╔══
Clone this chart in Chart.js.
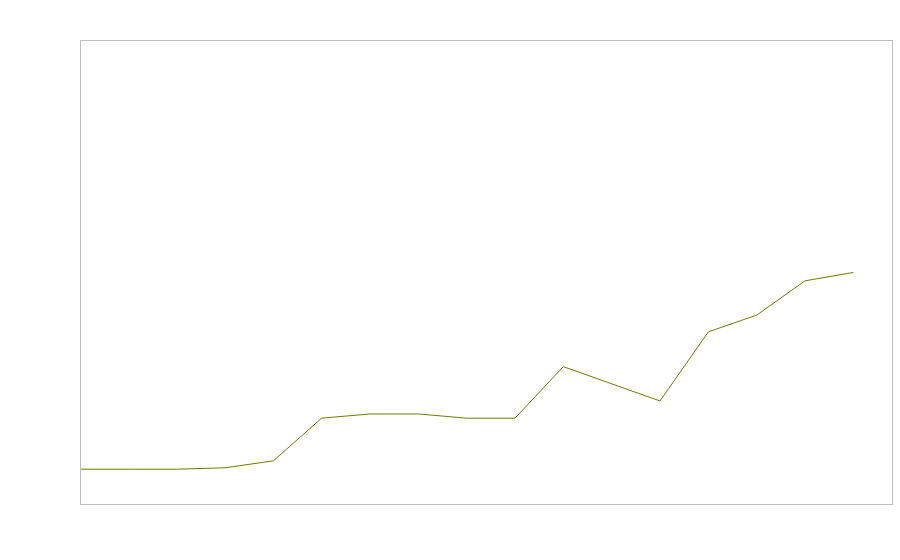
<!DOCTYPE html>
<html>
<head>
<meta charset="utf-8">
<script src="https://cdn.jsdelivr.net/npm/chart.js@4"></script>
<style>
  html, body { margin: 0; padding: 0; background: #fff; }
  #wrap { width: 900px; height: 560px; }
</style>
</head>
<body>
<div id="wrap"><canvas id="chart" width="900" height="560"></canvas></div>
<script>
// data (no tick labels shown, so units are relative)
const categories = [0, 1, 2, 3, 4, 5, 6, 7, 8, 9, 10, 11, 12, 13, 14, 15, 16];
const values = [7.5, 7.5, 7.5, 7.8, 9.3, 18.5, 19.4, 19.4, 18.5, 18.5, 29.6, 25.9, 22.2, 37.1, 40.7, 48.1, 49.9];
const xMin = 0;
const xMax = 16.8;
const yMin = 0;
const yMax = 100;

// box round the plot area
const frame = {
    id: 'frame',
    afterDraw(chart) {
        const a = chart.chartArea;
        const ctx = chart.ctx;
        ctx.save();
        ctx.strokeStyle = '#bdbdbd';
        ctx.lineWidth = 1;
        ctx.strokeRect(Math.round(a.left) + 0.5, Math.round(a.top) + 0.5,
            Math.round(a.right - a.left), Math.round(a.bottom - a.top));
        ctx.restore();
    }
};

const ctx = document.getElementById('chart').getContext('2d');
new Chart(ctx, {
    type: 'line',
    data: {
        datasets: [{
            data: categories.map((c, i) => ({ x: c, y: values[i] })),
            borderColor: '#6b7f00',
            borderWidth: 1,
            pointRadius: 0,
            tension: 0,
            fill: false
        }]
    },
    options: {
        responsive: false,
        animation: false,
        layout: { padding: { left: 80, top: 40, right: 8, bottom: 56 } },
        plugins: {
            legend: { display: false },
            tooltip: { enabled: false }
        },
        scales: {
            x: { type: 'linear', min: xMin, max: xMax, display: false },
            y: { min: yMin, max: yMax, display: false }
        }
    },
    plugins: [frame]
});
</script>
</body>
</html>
╚══
What is needed
Leave the images out and output the remaining material exactly as it stands.

Full solution
Clone this chart in Chart.js.
<!DOCTYPE html>
<html>
<head>
<meta charset="utf-8">
<script src="https://cdn.jsdelivr.net/npm/chart.js@4"></script>
<style>
  html, body { margin: 0; padding: 0; background: #fff; }
  #wrap { width: 900px; height: 560px; }
</style>
</head>
<body>
<div id="wrap"><canvas id="chart" width="900" height="560"></canvas></div>
<script>
// data (no tick labels shown, so units are relative)
const categories = [0, 1, 2, 3, 4, 5, 6, 7, 8, 9, 10, 11, 12, 13, 14, 15, 16];
const values = [7.5, 7.5, 7.5, 7.8, 9.3, 18.5, 19.4, 19.4, 18.5, 18.5, 29.6, 25.9, 22.2, 37.1, 40.7, 48.1, 49.9];
const xMin = 0;
const xMax = 16.8;
const yMin = 0;
const yMax = 100;

// box round the plot area
const frame = {
    id: 'frame',
    afterDraw(chart) {
        const a = chart.chartArea;
        const ctx = chart.ctx;
        ctx.save();
        ctx.strokeStyle = '#bdbdbd';
        ctx.lineWidth = 1;
        ctx.strokeRect(Math.round(a.left) + 0.5, Math.round(a.top) + 0.5,
            Math.round(a.right - a.left), Math.round(a.bottom - a.top));
        ctx.restore();
    }
};

const ctx = document.getElementById('chart').getContext('2d');
new Chart(ctx, {
    type: 'line',
    data: {
        datasets: [{
            data: categories.map((c, i) => ({ x: c, y: values[i] })),
            borderColor: '#6b7f00',
            borderWidth: 1,
            pointRadius: 0,
            tension: 0,
            fill: false
        }]
    },
    options: {
        responsive: false,
        animation: false,
        layout: { padding: { left: 80, top: 40, right: 8, bottom: 56 } },
        plugins: {
            legend: { display: false },
            tooltip: { enabled: false }
        },
        scales: {
            x: { type: 'linear', min: xMin, max: xMax, display: false },
            y: { min: yMin, max: yMax, display: false }
        }
    },
    plugins: [frame]
});
</script>
</body>
</html>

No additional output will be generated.